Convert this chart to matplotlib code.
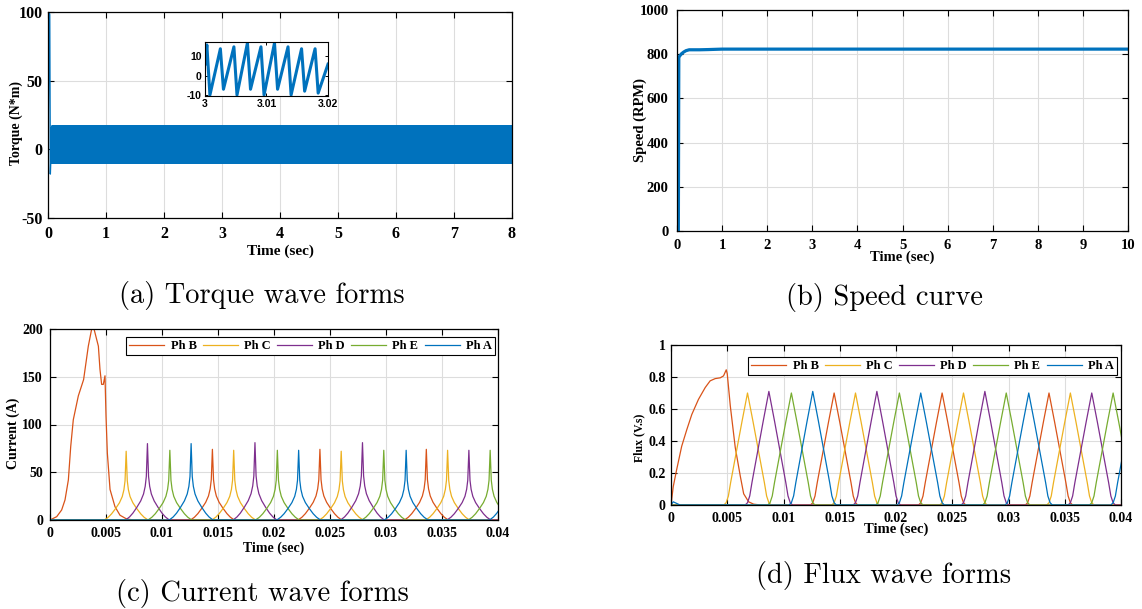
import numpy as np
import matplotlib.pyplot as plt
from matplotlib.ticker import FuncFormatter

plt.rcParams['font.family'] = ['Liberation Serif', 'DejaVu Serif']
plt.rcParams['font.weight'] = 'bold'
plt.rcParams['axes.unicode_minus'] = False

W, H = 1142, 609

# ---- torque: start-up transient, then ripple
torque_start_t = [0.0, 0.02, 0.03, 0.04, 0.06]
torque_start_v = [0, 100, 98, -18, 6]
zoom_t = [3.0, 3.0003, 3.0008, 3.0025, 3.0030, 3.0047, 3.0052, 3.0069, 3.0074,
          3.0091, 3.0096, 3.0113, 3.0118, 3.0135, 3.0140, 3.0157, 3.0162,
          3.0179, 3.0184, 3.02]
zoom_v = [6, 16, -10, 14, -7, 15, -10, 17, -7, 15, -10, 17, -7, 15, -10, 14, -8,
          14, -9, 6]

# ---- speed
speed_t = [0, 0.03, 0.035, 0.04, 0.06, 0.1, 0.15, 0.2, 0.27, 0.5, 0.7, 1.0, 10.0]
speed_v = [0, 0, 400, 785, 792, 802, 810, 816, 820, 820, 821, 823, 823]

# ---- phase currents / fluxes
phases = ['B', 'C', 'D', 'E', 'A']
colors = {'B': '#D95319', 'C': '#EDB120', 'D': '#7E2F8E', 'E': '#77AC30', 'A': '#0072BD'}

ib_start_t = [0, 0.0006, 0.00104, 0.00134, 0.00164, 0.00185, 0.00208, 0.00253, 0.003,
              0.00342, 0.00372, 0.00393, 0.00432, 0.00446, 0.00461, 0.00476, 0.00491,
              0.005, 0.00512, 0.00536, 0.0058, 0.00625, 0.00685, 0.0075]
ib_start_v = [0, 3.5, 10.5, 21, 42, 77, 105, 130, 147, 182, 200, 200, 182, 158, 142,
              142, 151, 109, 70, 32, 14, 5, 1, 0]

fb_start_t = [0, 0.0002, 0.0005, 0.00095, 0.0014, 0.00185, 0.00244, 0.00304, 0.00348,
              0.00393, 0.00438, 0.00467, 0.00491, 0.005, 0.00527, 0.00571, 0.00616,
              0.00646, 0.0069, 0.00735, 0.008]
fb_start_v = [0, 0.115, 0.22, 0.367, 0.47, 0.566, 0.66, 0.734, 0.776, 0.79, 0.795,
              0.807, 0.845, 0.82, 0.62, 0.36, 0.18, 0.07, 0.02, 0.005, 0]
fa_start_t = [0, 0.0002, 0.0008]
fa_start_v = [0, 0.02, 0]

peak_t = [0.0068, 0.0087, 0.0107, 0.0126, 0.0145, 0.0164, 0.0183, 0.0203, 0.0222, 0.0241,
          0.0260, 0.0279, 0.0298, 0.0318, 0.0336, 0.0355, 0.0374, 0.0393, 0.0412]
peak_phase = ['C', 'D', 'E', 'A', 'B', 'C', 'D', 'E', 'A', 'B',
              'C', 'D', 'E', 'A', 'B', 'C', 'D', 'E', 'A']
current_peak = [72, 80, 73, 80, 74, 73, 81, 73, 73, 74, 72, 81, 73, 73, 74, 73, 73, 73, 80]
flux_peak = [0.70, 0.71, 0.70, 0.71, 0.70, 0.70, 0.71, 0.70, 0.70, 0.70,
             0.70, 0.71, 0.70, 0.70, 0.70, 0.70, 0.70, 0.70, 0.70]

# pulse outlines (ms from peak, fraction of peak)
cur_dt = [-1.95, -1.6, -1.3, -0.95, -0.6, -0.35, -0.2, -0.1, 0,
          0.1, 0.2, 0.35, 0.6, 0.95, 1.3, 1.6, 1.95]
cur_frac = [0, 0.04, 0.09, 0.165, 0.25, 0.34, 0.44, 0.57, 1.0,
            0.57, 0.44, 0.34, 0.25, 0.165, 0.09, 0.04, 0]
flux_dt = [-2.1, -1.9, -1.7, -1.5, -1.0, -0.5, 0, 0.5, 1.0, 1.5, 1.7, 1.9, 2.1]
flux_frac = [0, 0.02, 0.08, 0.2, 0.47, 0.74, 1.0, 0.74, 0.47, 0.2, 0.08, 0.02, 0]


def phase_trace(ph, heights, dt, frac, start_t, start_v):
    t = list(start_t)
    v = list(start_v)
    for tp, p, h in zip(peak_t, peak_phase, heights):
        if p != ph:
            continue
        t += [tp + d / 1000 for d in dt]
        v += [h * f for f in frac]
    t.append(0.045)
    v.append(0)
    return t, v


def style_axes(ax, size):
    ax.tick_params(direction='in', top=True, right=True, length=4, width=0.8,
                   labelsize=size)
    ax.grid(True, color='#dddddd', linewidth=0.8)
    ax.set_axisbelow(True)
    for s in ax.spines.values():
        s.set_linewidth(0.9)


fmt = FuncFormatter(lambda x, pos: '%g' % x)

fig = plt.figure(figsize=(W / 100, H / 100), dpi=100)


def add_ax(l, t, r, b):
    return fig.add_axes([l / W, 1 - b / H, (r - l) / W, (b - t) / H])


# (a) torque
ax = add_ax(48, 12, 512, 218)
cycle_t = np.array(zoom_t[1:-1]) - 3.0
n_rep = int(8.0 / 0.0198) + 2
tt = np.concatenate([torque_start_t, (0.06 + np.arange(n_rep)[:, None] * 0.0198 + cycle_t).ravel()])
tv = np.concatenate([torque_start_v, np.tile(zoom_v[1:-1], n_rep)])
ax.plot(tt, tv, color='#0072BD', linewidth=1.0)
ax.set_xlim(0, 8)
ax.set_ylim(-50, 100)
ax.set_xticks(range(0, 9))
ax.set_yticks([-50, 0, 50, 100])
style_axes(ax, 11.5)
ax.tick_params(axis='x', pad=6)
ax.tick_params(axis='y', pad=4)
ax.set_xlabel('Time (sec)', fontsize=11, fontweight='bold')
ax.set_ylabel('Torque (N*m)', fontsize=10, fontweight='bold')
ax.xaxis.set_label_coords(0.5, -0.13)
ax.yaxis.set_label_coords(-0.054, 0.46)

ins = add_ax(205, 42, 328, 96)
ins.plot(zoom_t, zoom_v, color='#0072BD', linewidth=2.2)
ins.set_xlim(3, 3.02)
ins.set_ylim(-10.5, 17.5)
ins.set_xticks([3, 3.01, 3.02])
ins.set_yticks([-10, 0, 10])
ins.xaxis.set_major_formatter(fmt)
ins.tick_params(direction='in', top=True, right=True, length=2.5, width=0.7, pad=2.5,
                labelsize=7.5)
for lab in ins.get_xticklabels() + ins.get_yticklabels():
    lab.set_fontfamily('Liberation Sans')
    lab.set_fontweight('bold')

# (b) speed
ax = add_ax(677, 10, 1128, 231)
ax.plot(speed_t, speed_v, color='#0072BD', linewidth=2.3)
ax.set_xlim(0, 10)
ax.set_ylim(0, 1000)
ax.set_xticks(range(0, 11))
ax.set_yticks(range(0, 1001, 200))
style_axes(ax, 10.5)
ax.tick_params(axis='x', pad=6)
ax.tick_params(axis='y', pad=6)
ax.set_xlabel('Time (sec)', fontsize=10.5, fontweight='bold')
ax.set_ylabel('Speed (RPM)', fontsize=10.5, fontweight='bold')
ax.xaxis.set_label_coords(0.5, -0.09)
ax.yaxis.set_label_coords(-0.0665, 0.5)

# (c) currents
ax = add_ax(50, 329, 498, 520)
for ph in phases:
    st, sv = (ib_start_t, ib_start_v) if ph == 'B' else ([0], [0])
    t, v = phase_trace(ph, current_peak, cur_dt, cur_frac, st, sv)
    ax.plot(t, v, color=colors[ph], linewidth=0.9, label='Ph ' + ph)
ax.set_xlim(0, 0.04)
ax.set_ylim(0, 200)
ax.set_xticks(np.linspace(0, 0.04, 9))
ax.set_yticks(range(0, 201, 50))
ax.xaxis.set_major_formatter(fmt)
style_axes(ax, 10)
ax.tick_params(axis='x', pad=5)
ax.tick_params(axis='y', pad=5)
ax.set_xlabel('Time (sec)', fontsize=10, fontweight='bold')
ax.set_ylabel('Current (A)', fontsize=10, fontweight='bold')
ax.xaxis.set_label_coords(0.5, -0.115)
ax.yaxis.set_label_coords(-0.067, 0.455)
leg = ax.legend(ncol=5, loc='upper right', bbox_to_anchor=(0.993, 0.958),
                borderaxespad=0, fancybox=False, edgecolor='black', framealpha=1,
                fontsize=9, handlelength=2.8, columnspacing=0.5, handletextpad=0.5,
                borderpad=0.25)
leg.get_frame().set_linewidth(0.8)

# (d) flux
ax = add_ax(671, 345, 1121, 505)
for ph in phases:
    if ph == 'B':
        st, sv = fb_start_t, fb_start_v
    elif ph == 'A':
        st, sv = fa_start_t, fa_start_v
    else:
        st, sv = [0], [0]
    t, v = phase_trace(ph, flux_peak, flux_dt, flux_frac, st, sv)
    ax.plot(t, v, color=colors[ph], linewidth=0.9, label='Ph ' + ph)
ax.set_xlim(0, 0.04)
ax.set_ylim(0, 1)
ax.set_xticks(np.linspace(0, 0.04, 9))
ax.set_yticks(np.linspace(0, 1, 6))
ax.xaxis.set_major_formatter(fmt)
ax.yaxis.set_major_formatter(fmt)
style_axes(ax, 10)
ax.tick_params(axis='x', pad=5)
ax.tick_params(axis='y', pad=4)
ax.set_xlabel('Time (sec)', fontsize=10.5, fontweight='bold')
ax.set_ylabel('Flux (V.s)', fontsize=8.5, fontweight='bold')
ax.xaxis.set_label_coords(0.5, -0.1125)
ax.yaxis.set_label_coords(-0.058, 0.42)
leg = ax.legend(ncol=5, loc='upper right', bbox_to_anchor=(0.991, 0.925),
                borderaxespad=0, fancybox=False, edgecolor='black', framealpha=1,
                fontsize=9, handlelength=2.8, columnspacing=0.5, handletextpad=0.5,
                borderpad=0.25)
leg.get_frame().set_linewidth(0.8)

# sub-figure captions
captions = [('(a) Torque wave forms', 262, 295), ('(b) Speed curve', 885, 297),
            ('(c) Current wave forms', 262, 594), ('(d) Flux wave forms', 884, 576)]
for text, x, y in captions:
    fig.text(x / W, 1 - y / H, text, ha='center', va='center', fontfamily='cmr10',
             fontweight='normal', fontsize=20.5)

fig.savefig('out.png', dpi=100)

--------------------------------------------------

**What this task involves:**
Reproduce the material above from its first line through the line containing "142, 151, 109, 70, 32, 14, 5, 1, 0]", both ends included, and skip every picture.

**Finished exercise:**
Convert this chart to matplotlib code.
import numpy as np
import matplotlib.pyplot as plt
from matplotlib.ticker import FuncFormatter

plt.rcParams['font.family'] = ['Liberation Serif', 'DejaVu Serif']
plt.rcParams['font.weight'] = 'bold'
plt.rcParams['axes.unicode_minus'] = False

W, H = 1142, 609

# ---- torque: start-up transient, then ripple
torque_start_t = [0.0, 0.02, 0.03, 0.04, 0.06]
torque_start_v = [0, 100, 98, -18, 6]
zoom_t = [3.0, 3.0003, 3.0008, 3.0025, 3.0030, 3.0047, 3.0052, 3.0069, 3.0074,
          3.0091, 3.0096, 3.0113, 3.0118, 3.0135, 3.0140, 3.0157, 3.0162,
          3.0179, 3.0184, 3.02]
zoom_v = [6, 16, -10, 14, -7, 15, -10, 17, -7, 15, -10, 17, -7, 15, -10, 14, -8,
          14, -9, 6]

# ---- speed
speed_t = [0, 0.03, 0.035, 0.04, 0.06, 0.1, 0.15, 0.2, 0.27, 0.5, 0.7, 1.0, 10.0]
speed_v = [0, 0, 400, 785, 792, 802, 810, 816, 820, 820, 821, 823, 823]

# ---- phase currents / fluxes
phases = ['B', 'C', 'D', 'E', 'A']
colors = {'B': '#D95319', 'C': '#EDB120', 'D': '#7E2F8E', 'E': '#77AC30', 'A': '#0072BD'}

ib_start_t = [0, 0.0006, 0.00104, 0.00134, 0.00164, 0.00185, 0.00208, 0.00253, 0.003,
              0.00342, 0.00372, 0.00393, 0.00432, 0.00446, 0.00461, 0.00476, 0.00491,
              0.005, 0.00512, 0.00536, 0.0058, 0.00625, 0.00685, 0.0075]
ib_start_v = [0, 3.5, 10.5, 21, 42, 77, 105, 130, 147, 182, 200, 200, 182, 158, 142,
              142, 151, 109, 70, 32, 14, 5, 1, 0]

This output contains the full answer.